Congressional caucus opposing sharia law

The Sharia-Free America Caucus is a caucus in the United States House of Representatives that opposes sharia law. Founded in 2025 by U.S. representatives Chip Roy and Keith Self, the caucus has at least 66 members, all of whom are Republicans.

== History ==
The Sharia-Free America Caucus was founded on December 18, 2025, by U.S. representatives Chip Roy and Keith Self. As of 2026, the caucus has at least 66 members, all of whom are members of the Republican Party.

The caucus have introduced a number of bills, including one that would designate the Council on American–Islamic Relations (CAIR) as a terrorist organization.

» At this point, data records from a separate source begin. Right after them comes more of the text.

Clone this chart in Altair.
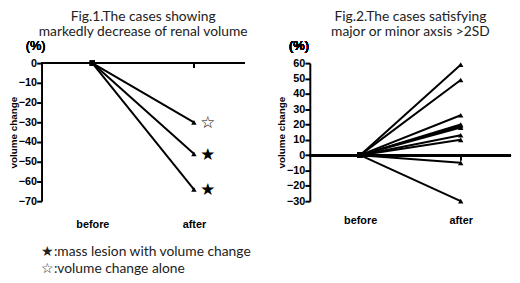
import altair as alt
import pandas as pd

phases = ["before", "after"]

# Fig.1 values (% volume change at "after"; all start at 0)
fig1_after = [-30, -46, -64]
fig1_star = ["☆", "★", "★"]

# Fig.2 values
fig2_after = [59, 49, 26, 20, 19, 18, 13, 10, -5, -30]

fig1_ticks = [-70, -60, -50, -40, -30, -20, -10, 0]
fig2_ticks = [-30, -20, -10, 0, 10, 20, 30, 40, 50, 60]

title1 = ["Fig.1.The cases showing", "markedly decrease of renal volume"]
title2 = ["Fig.2.The cases satisfying", "major or minor axsis >2SD"]
legend_lines = ["★:mass lesion with volume change", "☆:volume change alone"]


def long_df(after_vals):
    rows = []
    for i, v in enumerate(after_vals):
        rows.append({"case": i, "phase": "before", "value": 0})
        rows.append({"case": i, "phase": "after", "value": v})
    return pd.DataFrame(rows)


df1 = long_df(fig1_after)
df2 = long_df(fig2_after)
stars = pd.DataFrame({"phase": ["after"] * 3, "value": fig1_after, "star": fig1_star})

AXFONT = "Liberation Sans"
TFONT = "Lato"


def panel(df, domain, ticks, title, label_pad, width, height, pct_x, extra=None):
    xenc = alt.X("phase:O", sort=phases,
                 scale=alt.Scale(type="point", padding=0.5, domain=phases),
                 axis=alt.Axis(orient="bottom", domain=False, ticks=False, labelAngle=0,
                               labelFont=AXFONT, labelFontSize=11, labelFontWeight="bold",
                               labelColor="black", labelPadding=label_pad, title=None))
    yaxis = alt.Axis(values=ticks, tickCount=len(ticks), title="volume change", titleFont=AXFONT,
                     titleFontSize=10, titleFontWeight="bold", titleColor="black",
                     titlePadding=0,
                     labelFont=AXFONT, labelFontSize=11, labelFontWeight="bold",
                     labelColor="black", labelPadding=0, labelOverlap=False,
                     labelFlush=False, labelBound=False, labelSeparation=0,
                     domainColor="black", domainWidth=2, tickColor="black",
                     tickWidth=2, tickSize=5, grid=False)
    yscale = alt.Scale(domain=domain, nice=False, zero=False)
    yenc = alt.Y("value:Q", scale=yscale, axis=yaxis)
    base = alt.Chart(df)
    lines = base.mark_line(color="black", strokeWidth=2).encode(x=xenc, y=yenc, detail="case:N")
    zero = base.mark_rule(color="black", strokeWidth=2).encode(
        y=alt.Y(datum=0, scale=yscale, axis=yaxis))
    tick = base.mark_rule(color="black", strokeWidth=1.5, y2Offset=5).encode(
        x=alt.datum("after"), y=alt.datum(0), y2=alt.datum(0))
    sq = base.transform_filter(alt.datum.phase == "before").mark_point(
        shape="square", filled=True, color="black", size=30, opacity=1).encode(x=xenc, y=yenc)
    tri = base.transform_filter(alt.datum.phase == "after").mark_point(
        shape="triangle-up", filled=True, color="black", size=30, opacity=1).encode(x=xenc, y=yenc)
    pct = base.mark_text(font=AXFONT, fontSize=13, fontWeight="normal", color="black").encode(
        x=alt.value(pct_x), y=alt.value(-17), text=alt.value("(%)"))
    layers = [lines, zero, tick, sq, tri, pct]
    if extra is not None:
        layers.append(extra)
    return alt.layer(*layers).properties(
        width=width, height=height,
        title=alt.TitleParams(text=title, font=TFONT, fontSize=14, fontWeight="normal",
                              color="#222222", anchor="middle", lineHeight=16, offset=1))


star_layer = alt.Chart(stars).mark_text(dx=14, dy=1, fontSize=17, font="DejaVu Sans",
                                        color="black").encode(
    x=alt.X("phase:O", sort=phases), y="value:Q", text="star:N")

left = panel(df1, [-70, 0], fig1_ticks, title1, 18, 206, 140, -6, star_layer)
right = panel(df2, [-30, 60], fig2_ticks, title2, 14, 204, 140, -11)

chart = alt.hconcat(left, right, spacing=28).properties(
    padding=0,
    title=alt.TitleParams(text=legend_lines, orient="bottom", anchor="start", font=TFONT,
                          fontSize=14, fontWeight="normal", color="#222222",
                          lineHeight=17, dx=33, offset=16)
).configure_view(stroke=None).configure_concat(spacing=28).configure_axis(
    labelOverlap=False, labelSeparation=0)

chart.save("out.html", embed_options={"renderer": "svg", "actions": False})
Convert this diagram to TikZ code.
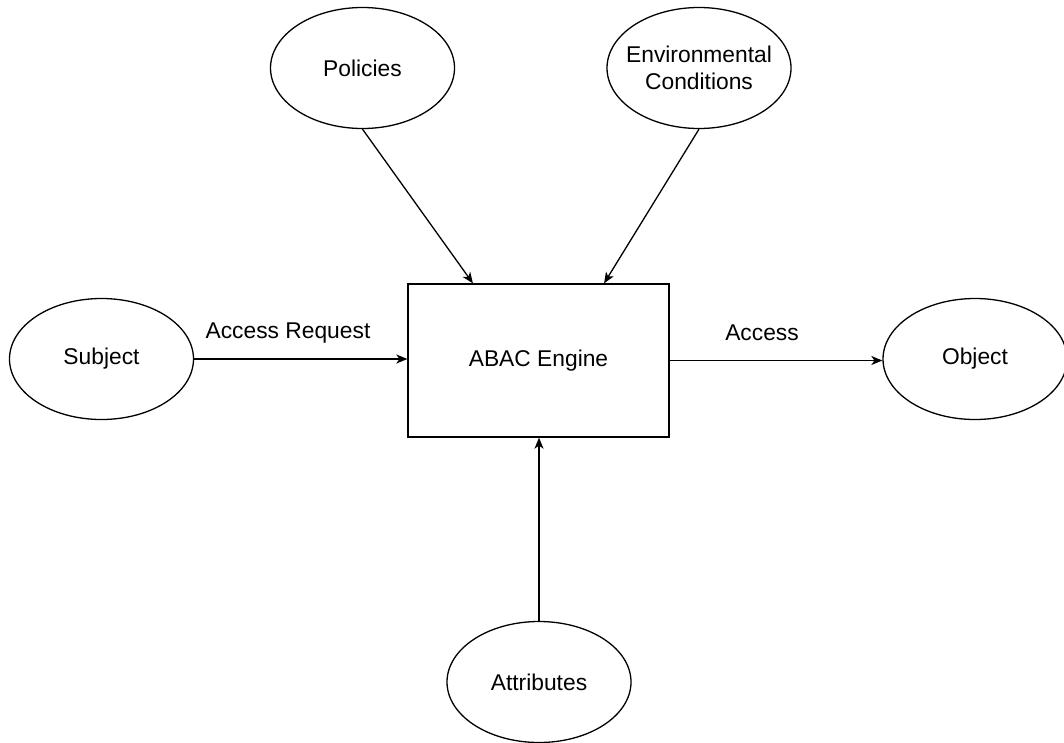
\documentclass[tikz,border=0pt]{standalone}
\usepackage{fontspec}
\setmainfont{Liberation Sans}
\usetikzlibrary{shapes.geometric,arrows.meta,calc}
\begin{document}
\begin{tikzpicture}[x=1pt,y=-1pt,
  every node/.style={font=\fontsize{22.8}{27}\selectfont},
  oval/.style={draw, line width=1.3pt, ellipse, minimum width=184pt, minimum height=121pt, inner sep=0pt, align=center},
  engine/.style={draw, line width=1.3pt, rectangle, minimum width=261pt, minimum height=153pt, inner sep=0pt},
  link/.style={line width=1.3pt, -{Stealth[length=11pt,width=9pt,inset=3pt]}},
  lbl/.style={inner sep=0pt}
]
\useasboundingbox (0,0) rectangle (1064,742);

% ellipses around the central engine
\node[oval] (pol) at (362.5,68) {Policies};
\node[oval, inner xsep=-12pt] (env) at (699,68) {Environmental\\Conditions};
\node[oval] (sub) at (101.5,359) {Subject};
\node[oval] (obj) at (975,359) {Object};
\node[oval] (att) at (539,682) {Attributes};

% central box
\node[engine] (eng) at (538.5,360.5) {ABAC Engine};

% connection points on the box top
\coordinate (engL) at ($(eng.north west)!0.25!(eng.north east)$);
\coordinate (engR) at ($(eng.north west)!0.75!(eng.north east)$);

\draw[link] (pol.south) -- (engL);
\draw[link] (env.south) -- (engR);
\draw[link] (sub.east) -- (sub.east -| eng.west);
\draw[link] (eng.east) -- (eng.east -| obj.west);
\draw[link] (att.north) -- (att.north |- eng.south);

% edge labels
\node[lbl] (lreq) at (288,333) {Access Request};
\node[lbl] (lacc) at (762,333) {Access};
\end{tikzpicture}
\end{document}
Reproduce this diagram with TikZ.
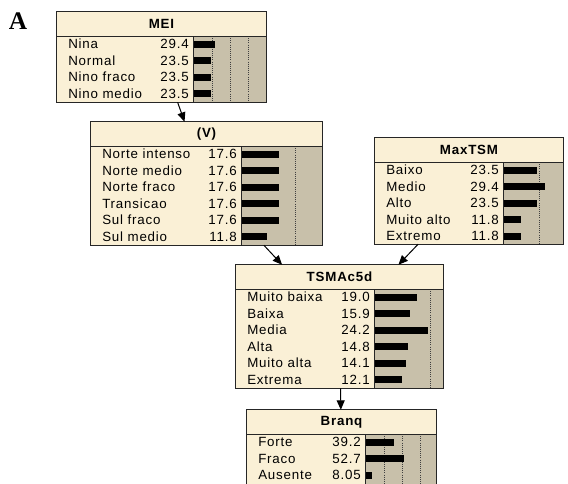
\documentclass[tikz,border=0pt]{standalone}
\usepackage{fontspec}
\setmainfont{Liberation Sans}
\newfontfamily\netfont{Liberation Sans}[LetterSpace=6]
\newfontfamily\panelfont{Liberation Serif}
\usetikzlibrary{arrows.meta,fit}

\definecolor{netcream}{RGB}{250,240,214}
\definecolor{netgray}{RGB}{200,192,170}

\tikzset{
  netbox/.style={fill=netcream, inner sep=0pt},
  boxline/.style={draw=black!85, line width=0.75pt},
  graypart/.style={fill=netgray},
  beliefbar/.style={fill=black},
  gridline/.style={densely dotted, line width=0.6pt, draw=black!75},
  statetext/.style={font=\netfont\fontsize{10}{12}\selectfont, inner sep=0pt},
  titletext/.style={font=\netfont\bfseries\fontsize{10}{12}\selectfont, inner sep=0pt},
  link/.style={-{Triangle[length=7pt,width=6pt]}, line width=0.75pt}
}

% #1 name, #2 title, #3 left, #4 top, #5 bar start, #6 right, #7 bottom,
% #8 px per percent, #9 states as label/value
\newcommand{\beliefnode}[9]{%
  \node[netbox, fit={(#3,#4) (#6,#7)}] (#1) {};
  \fill[graypart] (#5,#4+24) rectangle (#6,#7);
  \foreach \k in {1,2,3} {
    \pgfmathsetmacro\gx{#5+1+25*\k*#8}
    \ifdim\gx pt<#6pt \draw[gridline] (\gx,#4+24) -- (\gx,#7); \fi
  }
  \draw[boxline] (#5,#4+24) -- (#5,#7);
  \draw[boxline] (#3,#4+24) -- (#6,#4+24);
  \node[titletext] at ({(#3+#6)/2},{#4+12}) {#2};
  \foreach \lab/\val [count=\i] in {#9} {
    \pgfmathsetmacro\ry{#4+24+16.5*(\i-0.5)}
    \node[statetext, anchor=base west] at (#3+11,\ry+4.5) {\lab};
    \node[statetext, anchor=base east] at (#5-4,\ry+4.5) {\val};
    \fill[beliefbar] (#5+1,\ry-3.5) rectangle ++(\val*#8,7);
  }
  \draw[boxline] (#1.north west) rectangle (#1.south east);
}

\begin{document}
\begin{tikzpicture}[x=0.75pt,y=-0.75pt]
  \useasboundingbox (0,0) rectangle (568,483);
  \fill[white] (0,0) rectangle (568,483);
  \clip (0,0) rectangle (568,483);

  \node[font=\panelfont\bfseries\fontsize{19}{19}\selectfont] (panel) at (18,21) {A};

  \beliefnode{mei}{MEI}{57}{12}{193}{266}{102}{0.73}
    {Nina/29.4, Normal/23.5, Nino fraco/23.5, Nino medio/23.5}
  \beliefnode{vento}{(V)}{91}{122}{241}{322}{245}{2.12}
    {Norte intenso/17.6, Norte medio/17.6, Norte fraco/17.6,
     Transicao/17.6, Sul fraco/17.6, Sul medio/11.8}
  \beliefnode{maxtsm}{MaxTSM}{375}{138}{503}{563}{244}{1.4}
    {Baixo/23.5, Medio/29.4, Alto/23.5, Muito alto/11.8, Extremo/11.8}
  \beliefnode{tsmac}{TSMAc5d}{236}{265}{374}{443}{388}{2.2}
    {Muito baixa/19.0, Baixa/15.9, Media/24.2, Alta/14.8,
     Muito alta/14.1, Extrema/12.1}
  \beliefnode{branq}{Branq}{247}{410}{365}{436}{490}{0.72}
    {Forte/39.2, Fraco/52.7, Ausente/8.05}

  \draw[link] (mei) -- (vento);
  \draw[link] (vento) -- (tsmac);
  \draw[link] (maxtsm) -- (tsmac);
  \draw[link] (tsmac) -- (branq);
\end{tikzpicture}
\end{document}
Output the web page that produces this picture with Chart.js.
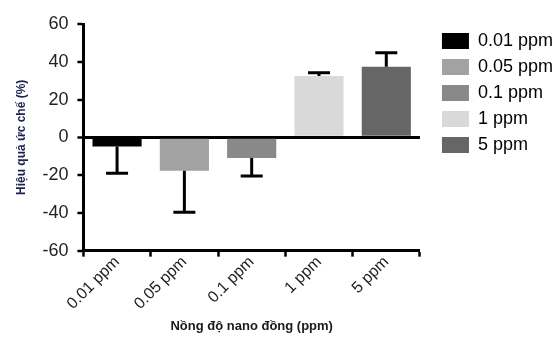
<!DOCTYPE html>
<html>
<head>
<meta charset="utf-8">
<script src="https://cdn.jsdelivr.net/npm/chart.js@4"></script>
<style>
  body { margin: 0; background: #fff; }
  #wrap { width: 555px; height: 340px; position: relative; }
</style>
</head>
<body>
<div id="wrap"><canvas id="chart"></canvas></div>
<script>
// Data
const categories = ['0.01 ppm', '0.05 ppm', '0.1 ppm', '1 ppm', '5 ppm'];
const inhibition = [-4.8, -17.7, -11, 32.5, 37.3];
const errorSD = [14.2, 22, 9.5, 1.7, 7.5];
const barColors = ['#000000', '#a2a2a2', '#898989', '#d9d9d9', '#666666'];
const yTicks = [-60, -40, -20, 0, 20, 40, 60];

const FONT = "'Liberation Sans', Arial, sans-serif";

// one-sided error bars (away from zero), like the original figure
const errorBars = {
    id: 'errorBars',
    afterDatasetsDraw(chart) {
        const ctx = chart.ctx;
        const meta = chart.getDatasetMeta(0);
        const y = chart.scales.y;
        ctx.save();
        ctx.strokeStyle = '#000';
        ctx.lineWidth = 3;
        meta.data.forEach((bar, i) => {
            const v = inhibition[i];
            const tip = v >= 0 ? v + errorSD[i] : v - errorSD[i];
            const y0 = y.getPixelForValue(v);
            const y1 = y.getPixelForValue(tip);
            ctx.beginPath();
            ctx.moveTo(bar.x, y0);
            ctx.lineTo(bar.x, y1);
            ctx.moveTo(bar.x - 11, y1);
            ctx.lineTo(bar.x + 11, y1);
            ctx.stroke();
        });
        ctx.restore();
    }
};

new Chart(document.getElementById('chart'), {
    type: 'bar',
    data: {
        labels: categories,
        datasets: [{
            data: inhibition,
            backgroundColor: barColors,
            borderWidth: 0,
            barPercentage: 0.73,
            categoryPercentage: 1
        }]
    },
    options: {
        responsive: true,
        maintainAspectRatio: false,
        animation: false,
        layout: { padding: { top: 24, left: 14, right: -8, bottom: 0 } },
        plugins: {
            tooltip: { enabled: false },
            legend: {
                position: 'right',
                align: 'start',
                maxWidth: 200,
                labels: {
                    boxWidth: 27,
                    boxHeight: 16,
                    padding: 8,
                    color: '#444',
                    font: { family: FONT, size: 18 },
                    generateLabels: () => categories.map((c, i) => ({
                        text: c,
                        fillStyle: barColors[i],
                        strokeStyle: barColors[i],
                        lineWidth: 0,
                        index: i
                    }))
                }
            }
        },
        scales: {
            x: {
                grid: {
                    display: true,
                    drawOnChartArea: false,
                    tickLength: 6,
                    tickWidth: 2.5,
                    tickColor: '#000'
                },
                border: { color: '#000', width: 3 },
                ticks: {
                    minRotation: 45,
                    maxRotation: 45,
                    padding: -4,
                    color: '#222',
                    font: { family: FONT, size: 16 }
                },
                title: {
                    display: true,
                    text: 'Nồng độ nano đồng (ppm)',
                    color: '#1a1a1a',
                    font: { family: FONT, size: 13, weight: 'bold' },
                    padding: { top: 9, bottom: 6 }
                }
            },
            y: {
                min: -60,
                max: 60,
                afterBuildTicks: axis => { axis.ticks = yTicks.map(v => ({ value: v })); },
                grid: {
                    drawOnChartArea: true,
                    color: c => (c.tick && c.tick.value === 0 ? '#000' : 'rgba(0,0,0,0)'),
                    lineWidth: c => (c.tick && c.tick.value === 0 ? 3 : 0),
                    tickColor: '#000',
                    tickWidth: 2.5,
                    tickLength: 6
                },
                border: { color: '#000', width: 3 },
                ticks: {
                    color: '#222',
                    padding: 9,
                    font: { family: FONT, size: 18 }
                },
                title: {
                    display: true,
                    text: 'Hiệu quả ức chế (%)',
                    color: '#1c2150',
                    font: { family: FONT, size: 12, weight: 'bold' },
                    padding: { top: 0, bottom: 5 }
                }
            },
            // empty spacer between the plot and the legend
            gap: {
                type: 'linear',
                position: 'right',
                display: true,
                grid: { display: false },
                border: { display: false },
                ticks: { display: false },
                afterFit: s => { s.width = 14; }
            }
        }
    },
    plugins: [errorBars]
});
</script>
</body>
</html>
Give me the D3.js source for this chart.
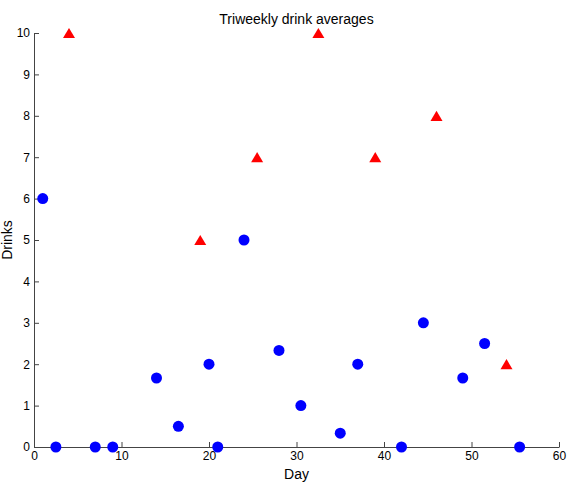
<!DOCTYPE html>
<html>
<head>
<meta charset="utf-8">
<script src="https://cdn.jsdelivr.net/npm/d3@7"></script>
<style>
  body { margin: 0; background: #fff; }
  svg { display: block; font-family: "Liberation Sans", Arial, Helvetica, sans-serif; }
  .axis path, .axis line { stroke: #444; }
  .axis text { fill: #000; font-size: 12px; }
</style>
</head>
<body>
<div id="grafico"></div>
<script>
// blue circles (day, drinks)
const circleDays   = [1, 2.5, 7, 9, 14, 16.5, 20, 21, 24, 28, 30.5, 35, 37, 42, 44.5, 49, 51.5, 55.5];
const circleDrinks = [6, 0, 0, 0, 1.667, 0.5, 2, 0, 5, 2.333, 1, 0.333, 2, 0, 3, 1.667, 2.5, 0];
// red triangles (day, drinks)
const triDays   = [4, 19, 25.5, 32.5, 39, 46, 54];
const triDrinks = [10, 5, 7, 10, 7, 8, 2];

const xTicks = [0, 10, 20, 30, 40, 50, 60];
const yTicks = [0, 1, 2, 3, 4, 5, 6, 7, 8, 9, 10];

const W = 570, H = 482;
const margin = {top: 33, right: 11, bottom: 35, left: 34};
const width = W - margin.left - margin.right;
const height = H - margin.top - margin.bottom;

const svg = d3.select("#grafico").append("svg")
    .attr("width", W)
    .attr("height", H)
  .append("g")
    .attr("transform", `translate(${margin.left},${margin.top})`);

const x = d3.scaleLinear().domain([0, 60]).range([0, width]);
const y = d3.scaleLinear().domain([0, 10]).range([height, 0]);

// axes, ticks pointing inward
svg.append("g")
    .attr("class", "axis")
    .attr("transform", `translate(0,${height})`)
    .call(d3.axisBottom(x).tickValues(xTicks).tickSizeInner(-5).tickSizeOuter(0).tickPadding(3))
    .call(g => g.selectAll("text").attr("dy", "0.85em"));

svg.append("g")
    .attr("class", "axis")
    .call(d3.axisLeft(y).tickValues(yTicks).tickSizeInner(-5).tickSizeOuter(0).tickPadding(4));

// triangle centred on its bounding box, like a matlab '^' marker
const tri = {
  draw(ctx, size) {
    const w = Math.sqrt(size), h = w * 0.85;
    ctx.moveTo(0, -h / 2);
    ctx.lineTo(w / 2, h / 2);
    ctx.lineTo(-w / 2, h / 2);
    ctx.closePath();
  }
};

const circles = circleDays.map((d, i) => [d, circleDrinks[i]]);
const triangles = triDays.map((d, i) => [d, triDrinks[i]]);

svg.selectAll("circle.pt")
  .data(circles)
  .enter()
  .append("circle")
    .attr("class", "pt")
    .attr("cx", d => x(d[0]))
    .attr("cy", d => y(d[1]))
    .attr("r", 5.5)
    .attr("fill", "#0000ff");

svg.selectAll("path.tri")
  .data(triangles)
  .enter()
  .append("path")
    .attr("class", "tri")
    .attr("transform", d => `translate(${x(d[0])},${y(d[1])})`)
    .attr("d", d3.symbol().type(tri).size(144))
    .attr("fill", "#ff0000");

// titles
svg.append("text")
    .attr("x", width / 2)
    .attr("y", -9)
    .attr("text-anchor", "middle")
    .style("font-size", "14px")
    .text("Triweekly drink averages");

svg.append("text")
    .attr("x", width / 2)
    .attr("y", height + 32)
    .attr("text-anchor", "middle")
    .style("font-size", "14px")
    .text("Day");

svg.append("text")
    .attr("transform", "rotate(-90)")
    .attr("x", -height / 2)
    .attr("y", -22)
    .attr("text-anchor", "middle")
    .style("font-size", "14px")
    .text("Drinks");
</script>
</body>
</html>
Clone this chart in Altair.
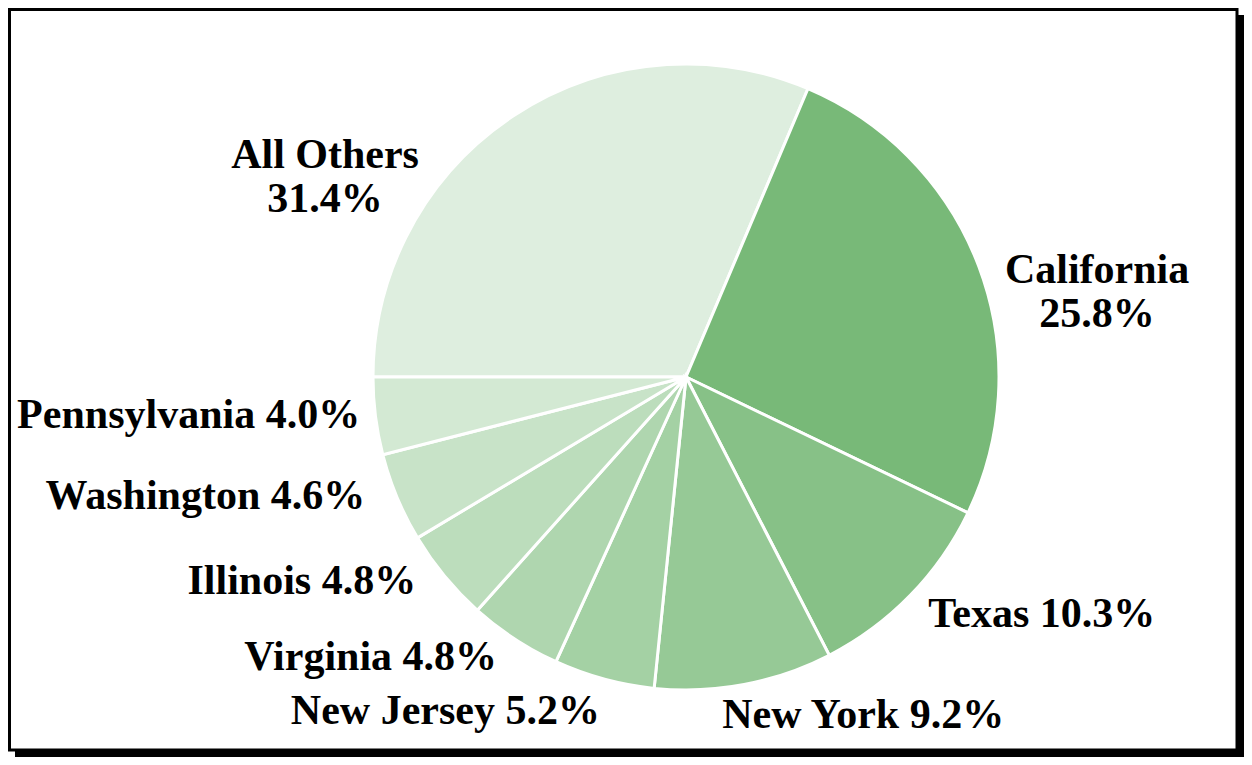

The group also introduced H.R. 6225, which would immediately halt all immigration to the United States pending further reforms to immigration law.

== Reception ==
In February 2026, the Council on American–Islamic Relations announced they were designating the caucus an "anti-Muslim hate group". CAIR suggested that the caucus were attempting to pass legislation to criminalize Islam. Both the American-Arab Anti-Discrimination Committee and the U.S. Council of Muslim Organizations have expressed opposition to the caucus.

On June 8, 2026, 119 congressional Democrats issued a letter condemning the caucus, which they labelled Islamophobic.